Abstract

Critical Discourse Analysis (CDA) appeared in the early 1990s and has become increasingly popular as an interdisciplinary approach to analyzing various types of discourse. The roots of CDA lie in classical Rhetoric, Textlinguistics and Sociolinguistics, as well as in Applied Linguistics and Pragmatics (Wodak, 2002, p.7-8). It sees discourse as language use in speech and writing and as a social practice. Its feature of being social practice means discursive cases have a dialectical interaction with social situations, institutions, and structures that surround them. They constantly influence and shape each other.
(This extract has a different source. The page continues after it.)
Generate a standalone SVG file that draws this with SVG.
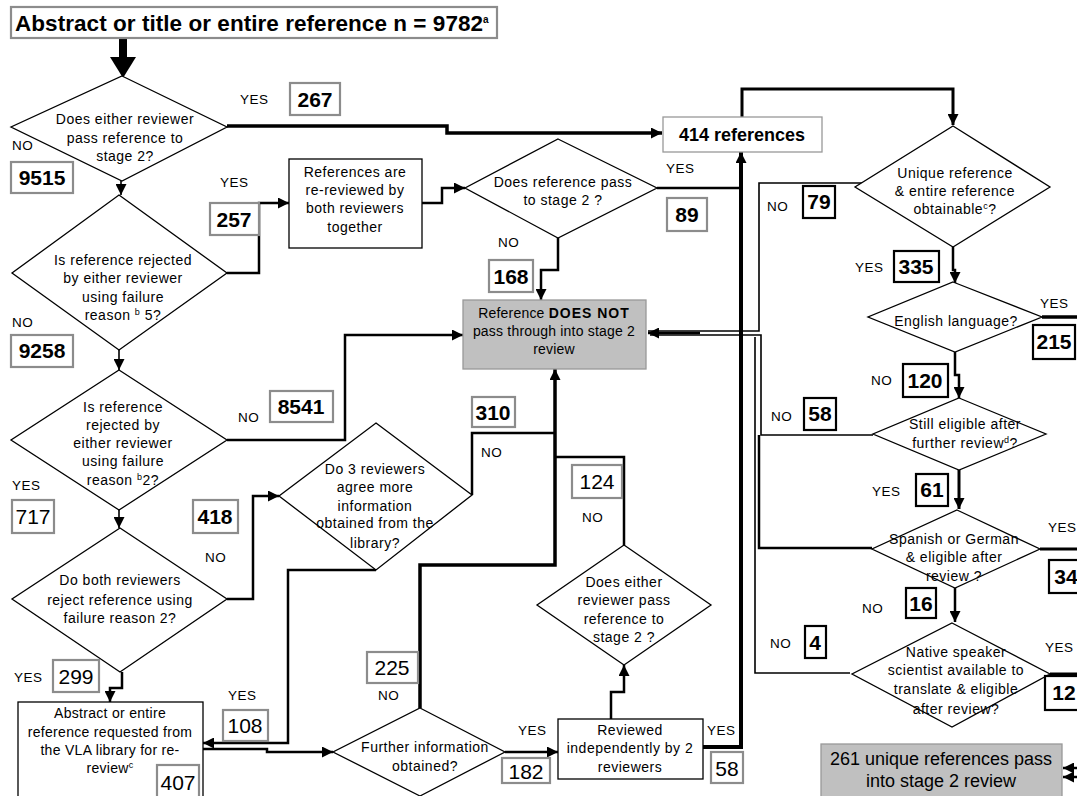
<svg xmlns="http://www.w3.org/2000/svg" width="1077" height="796" viewBox="0 0 1077 796">
<style>
.d{fill:#fff;stroke:#000;stroke-width:1.3}
.bx{fill:#fff;stroke:#000;stroke-width:1.3}
.gbox{fill:#c0c0c0;stroke:#999;stroke-width:1.3}
.gb{fill:#fff;stroke:#8c8c8c;stroke-width:2.2}
.kb{fill:#fff;stroke:#000;stroke-width:2.2}
text{font-family:"Liberation Sans",Arial,sans-serif;fill:#000}
.t{font-size:14px;text-anchor:middle;letter-spacing:0.5px}
.n{font-size:21px;text-anchor:middle;font-weight:bold}
.nr{font-size:21px;text-anchor:middle}
.l{font-size:13.5px;letter-spacing:0.5px}
.c{fill:none;stroke:#000;stroke-width:2.5}
.tk{stroke-width:4}
.th{stroke-width:1.6}
</style>
<defs>
<marker id="a" viewBox="0 0 10 10" refX="10" refY="5" markerWidth="11" markerHeight="11" markerUnits="userSpaceOnUse" orient="auto"><path d="M0,0 L10,5 L0,10 z" fill="#000"/></marker>
</defs>

<g id="connectors">
<rect x="119" y="38" width="8" height="21" fill="#000"/>
<polygon points="110,57 136,57 123,78" fill="#000"/>
<path class="c th" d="M121,181 V195" marker-end="url(#a)"/>
<path class="c" style="stroke-width:3.5" d="M227,126 H447 V133 H662" marker-end="url(#a)"/>
<path class="c" d="M227,273 H259 V203 H289" marker-end="url(#a)"/>
<path class="c" d="M422,203 H442 V188 H465" marker-end="url(#a)"/>
<path class="c" d="M657,188 H741"/>
<path class="c" d="M558,238 V270 H541 V300" marker-end="url(#a)"/>
<path class="c th" d="M119,350 V370" marker-end="url(#a)"/>
<path class="c" d="M227,440 H345 V335 H463" marker-end="url(#a)"/>
<path class="c th" d="M119,510 V528" marker-end="url(#a)"/>
<path class="c" d="M227,599 H253 V496 H279" marker-end="url(#a)"/>
<path class="c" d="M122,672 V688 H110 V702" marker-end="url(#a)"/>
<path class="c" d="M376,570 H288 V743 H203" marker-end="url(#a)"/>
<path class="c" d="M472,495 V433 H555"/>
<path class="c" style="stroke-width:3.5" d="M420,708 V565 H555 V369" marker-end="url(#a)"/>
<path class="c" d="M624,545 V457 H555"/>
<path class="c" d="M203,749 H267 V752 H333" marker-end="url(#a)"/>
<path class="c" d="M505,752 H558" marker-end="url(#a)"/>
<path class="c" d="M611,719 V692 H624 V665" marker-end="url(#a)"/>
<path class="c tk" d="M703,747 H741 V152" marker-end="url(#a)"/>
<path class="c" style="stroke-width:3" d="M742,117 V89 H953 V125" marker-end="url(#a)"/>
<path class="c th" d="M868,183 H759 V331 H648"/>
<path class="c th" d="M873,435 H761 V335 H650"/>
<path class="c" d="M872,548 H759 V435"/>
<path class="c th" d="M850,673 H755 V337"/>
<path class="c" d="M700,333 H648" marker-end="url(#a)"/>
<path class="c" d="M953,247 V270 H955 V283" marker-end="url(#a)"/>
<path class="c" style="stroke-width:3.5" d="M1042,317 H1077"/>
<path class="c" d="M955,352 V375 H959 V398" marker-end="url(#a)"/>
<path class="c" style="stroke-width:3" d="M959,470 V509" marker-end="url(#a)"/>
<path class="c" style="stroke-width:3" d="M1040,549 H1077"/>
<path class="c" d="M955,588 V622" marker-end="url(#a)"/>
<path class="c" style="stroke-width:3" d="M1050,674 H1077"/>
<path class="c" d="M1077,768 H1063" marker-end="url(#a)"/>
<path class="c" d="M1077,777 H1063" marker-end="url(#a)"/>
</g>

<g id="title">
<rect x="11" y="7" width="486" height="31" class="gb"/>
<text x="15" y="31" style="font-size:22.5px;font-weight:bold;letter-spacing:0.05px">Abstract or title or entire reference n = 9782<tspan font-size="10" dy="-8">a</tspan></text>
</g>

<g id="d1">
<polygon class="d" points="122,76 227,127 122,181 11,127"/>
<text class="t"><tspan x="125" y="124">Does either reviewer</tspan><tspan x="125" y="143">pass reference to</tspan><tspan x="125" y="161">stage 2?</tspan></text>
</g>
<g id="d2">
<polygon class="d" points="119,195 227,273 119,350 12,273"/>
<text class="t"><tspan x="123" y="265">Is reference rejected</tspan><tspan x="123" y="283">by either reviewer</tspan><tspan x="123" y="302">using failure</tspan><tspan x="123" y="320">reason <tspan font-size="9" dy="-5">b</tspan><tspan dy="5"> 5?</tspan></tspan></text>
</g>
<g id="d3">
<polygon class="d" points="119,370 227,440 119,510 11,440"/>
<text class="t"><tspan x="123" y="412">Is reference</tspan><tspan x="123" y="430">rejected by</tspan><tspan x="123" y="448">either reviewer</tspan><tspan x="123" y="466">using failure</tspan><tspan x="123" y="485">reason <tspan font-size="9" dy="-5">b</tspan><tspan dy="5">2?</tspan></tspan></text>
</g>
<g id="d4">
<polygon class="d" points="120,528 227,599 120,672 12,599"/>
<text class="t"><tspan x="120" y="585">Do both  reviewers</tspan><tspan x="120" y="605">reject reference using</tspan><tspan x="120" y="623">failure reason 2?</tspan></text>
</g>
<g id="rereview">
<rect class="bx" x="289" y="159" width="133" height="89"/>
<text class="t"><tspan x="355" y="177">References are</tspan><tspan x="355" y="195">re-reviewed by</tspan><tspan x="355" y="213">both reviewers</tspan><tspan x="355" y="232">together</tspan></text>
</g>
<g id="dpass">
<polygon class="d" points="558,139 657,188 558,238 465,188"/>
<text class="t"><tspan x="563" y="187">Does reference pass</tspan><tspan x="563" y="205">to stage 2 ?</tspan></text>
</g>
<g id="refs414">
<rect class="bx" style="stroke:#999" x="663" y="117" width="159" height="35"/>
<text x="742" y="141" style="font-size:18px;font-weight:bold;text-anchor:middle">414 references</text>
</g>
<g id="notpass">
<rect class="gbox" x="463" y="300" width="183" height="69"/>
<text class="t" style="letter-spacing:0.2px"><tspan x="554" y="318">Reference <tspan font-weight="bold" letter-spacing="1">DOES NOT</tspan></tspan><tspan x="554" y="336">pass through into stage 2</tspan><tspan x="554" y="354">review</tspan></text>
</g>
<g id="d5">
<polygon class="d" points="376,423 472,495 376,570 279,496"/>
<text class="t"><tspan x="375" y="474">Do 3 reviewers</tspan><tspan x="375" y="492">agree more</tspan><tspan x="375" y="511">information</tspan><tspan x="375" y="528">obtained from the</tspan><tspan x="375" y="548">library?</tspan></text>
</g>
<g id="d6">
<polygon class="d" points="624,545 711,605 624,665 537,605"/>
<text class="t"><tspan x="624" y="587">Does either</tspan><tspan x="624" y="605">reviewer pass</tspan><tspan x="624" y="624">reference to</tspan><tspan x="624" y="642">stage 2 ?</tspan></text>
</g>
<g id="d7">
<polygon class="d" points="420,708 505,752 420,796 333,752"/>
<text class="t"><tspan x="425" y="752">Further information</tspan><tspan x="425" y="771">obtained?</tspan></text>
</g>
<g id="reviewed">
<rect class="bx" x="558" y="719" width="145" height="60"/>
<text class="t"><tspan x="630" y="735">Reviewed</tspan><tspan x="630" y="753">independently by 2</tspan><tspan x="630" y="772">reviewers</tspan></text>
</g>
<g id="abstractbox">
<rect class="bx" x="18" y="702" width="185" height="100"/>
<text class="t" style="letter-spacing:0.3px"><tspan x="110" y="718">Abstract or entire</tspan><tspan x="110" y="737">reference requested from</tspan><tspan x="110" y="755">the VLA library for re-</tspan><tspan x="110" y="773">review<tspan font-size="9" dy="-5">c</tspan></tspan></text>
</g>
<g id="unique">
<polygon class="d" points="953,126 1050,187 953,247 855,187"/>
<text class="t"><tspan x="955" y="178">Unique reference</tspan><tspan x="955" y="196">&amp;  entire reference</tspan><tspan x="955" y="214">obtainable<tspan font-size="9" dy="-5">c</tspan><tspan dy="5">?</tspan></tspan></text>
</g>
<g id="english">
<polygon class="d" points="953,282 1042,317 955,352 868,317"/>
<text class="t" x="956" y="326">English language?</text>
</g>
<g id="still">
<polygon class="d" points="959,398 1046,434 959,470 873,434"/>
<text class="t"><tspan x="965" y="429">Still eligible after</tspan><tspan x="965" y="448">further review<tspan font-size="9" dy="-5">d</tspan><tspan dy="5">?</tspan></tspan></text>
</g>
<g id="spanish">
<polygon class="d" points="957,510 1040,549 955,588 872,549"/>
<text class="t"><tspan x="954" y="544">Spanish or German</tspan><tspan x="954" y="562">&amp; eligible after</tspan><tspan x="954" y="581">review ?</tspan></text>
</g>
<g id="native">
<polygon class="d" points="952,623 1050,674 952,727 852,674"/>
<text class="t"><tspan x="956" y="657">Native speaker</tspan><tspan x="956" y="675">scientist available to</tspan><tspan x="956" y="694">translate &amp; eligible</tspan><tspan x="956" y="714">after review?</tspan></text>
</g>
<g id="pass261">
<rect class="gbox" x="821" y="744" width="241" height="56"/>
<text style="font-size:18px;text-anchor:middle"><tspan x="941" y="765">261 unique references pass</tspan><tspan x="941" y="787">into stage 2 review</tspan></text>
</g>

<g id="labels">
<rect class="gb" x="290" y="83" width="50" height="32"/><text class="n" x="315" y="107">267</text>
<rect class="gb" x="11" y="162" width="62" height="31"/><text class="n" x="42" y="185">9515</text>
<rect class="gb" x="210" y="203" width="49" height="32"/><text class="n" x="234" y="227">257</text>
<rect class="gb" x="11" y="335" width="62" height="32"/><text class="n" x="42" y="358">9258</text>
<rect class="gb" x="270" y="391" width="63" height="31"/><text class="n" x="301" y="414">8541</text>
<rect class="gb" x="12" y="500" width="42" height="33"/><text class="nr" x="33" y="524">717</text>
<rect class="gb" x="193" y="500" width="45" height="33"/><text class="n" x="215" y="524">418</text>
<rect class="gb" x="53" y="660" width="46" height="32"/><text class="nr" x="76" y="684">299</text>
<rect class="gb" x="223" y="710" width="45" height="31"/><text class="nr" x="245" y="733">108</text>
<rect class="gb" x="157" y="765" width="42" height="33"/><text class="nr" x="178" y="790">407</text>
<rect class="gb" x="472" y="397" width="43" height="30"/><text class="n" x="493" y="420">310</text>
<rect class="gb" x="489" y="260" width="44" height="32"/><text class="n" x="511" y="284">168</text>
<rect class="gb" x="572" y="465" width="50" height="33"/><text class="nr" x="597" y="489">124</text>
<rect class="gb" x="367" y="652" width="51" height="31"/><text class="nr" x="392" y="675">225</text>
<rect class="gb" x="502" y="758" width="48" height="25"/><text class="nr" x="526" y="779">182</text>
<rect class="gb" x="711" y="752" width="32" height="31"/><text class="nr" x="727" y="776">58</text>
<rect class="gb" x="667" y="198" width="40" height="33"/><text class="n" x="687" y="222">89</text>
<rect class="kb" x="803" y="186" width="32" height="32"/><text class="n" x="819" y="209">79</text>
<rect class="kb" x="894" y="251" width="45" height="31"/><text class="n" x="916" y="274">335</text>
<rect class="kb" x="1033" y="325" width="42" height="34"/><text class="n" x="1054" y="349">215</text>
<rect class="kb" x="903" y="364" width="45" height="33"/><text class="n" x="925" y="388">120</text>
<rect class="kb" x="804" y="398" width="32" height="32"/><text class="n" x="820" y="421">58</text>
<rect class="kb" x="916" y="474" width="32" height="32"/><text class="n" x="932" y="497">61</text>
<rect class="kb" x="1049" y="560" width="45" height="33"/><text class="n" x="1066" y="584">34</text>
<rect class="kb" x="906" y="588" width="30" height="30"/><text class="n" x="921" y="611">16</text>
<rect class="kb" x="805" y="626" width="21" height="32"/><text class="n" x="815" y="650">4</text>
<rect class="kb" x="1045" y="676" width="45" height="34"/><text class="n" x="1064" y="700">12</text>

<text class="l" x="240" y="104">YES</text>
<text class="l" x="12" y="150">NO</text>
<text class="l" x="220" y="187">YES</text>
<text class="l" x="12" y="327">NO</text>
<text class="l" x="238" y="422">NO</text>
<text class="l" x="12" y="490">YES</text>
<text class="l" x="205" y="562">NO</text>
<text class="l" x="14" y="682">YES</text>
<text class="l" x="228" y="700">YES</text>
<text class="l" x="666" y="173">YES</text>
<text class="l" x="498" y="247">NO</text>
<text class="l" x="481" y="457">NO</text>
<text class="l" x="582" y="522">NO</text>
<text class="l" x="378" y="700">NO</text>
<text class="l" x="518" y="735">YES</text>
<text class="l" x="707" y="735">YES</text>
<text class="l" x="767" y="211">NO</text>
<text class="l" x="855" y="272">YES</text>
<text class="l" x="1040" y="308">YES</text>
<text class="l" x="871" y="385">NO</text>
<text class="l" x="771" y="421">NO</text>
<text class="l" x="872" y="496">YES</text>
<text class="l" x="1048" y="532">YES</text>
<text class="l" x="862" y="613">NO</text>
<text class="l" x="770" y="648">NO</text>
<text class="l" x="1045" y="652">YES</text>
</g>
</svg>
CDA focuses on the relationship between language and power and is primarily concerned with investigating the explicit and implicit structural relations of domination, discrimination, power, and control as manifested in language. As transferred from Wodak (2001, p. 2), for Habermas, “Language is also a medium of domination and social force. It serves to legitimize relations of organized power. In so far as the legitimations of power relations, . . . are not articulated, . . . language is also ideological.” Ideologies are the fundamental frameworks for organizing the social cognitions that members of social groups, organizations, or institutions share. CDA seeks to demystify discourses by deciphering ideologies (Dijk, 1995, p. 18; Wodak, 2002, p.10). This paper aims to explore the relationship between discourse and social cognition, to analyze critically the language of advertisement, and to clarify how social structure and institutions are affected by advertising discourses.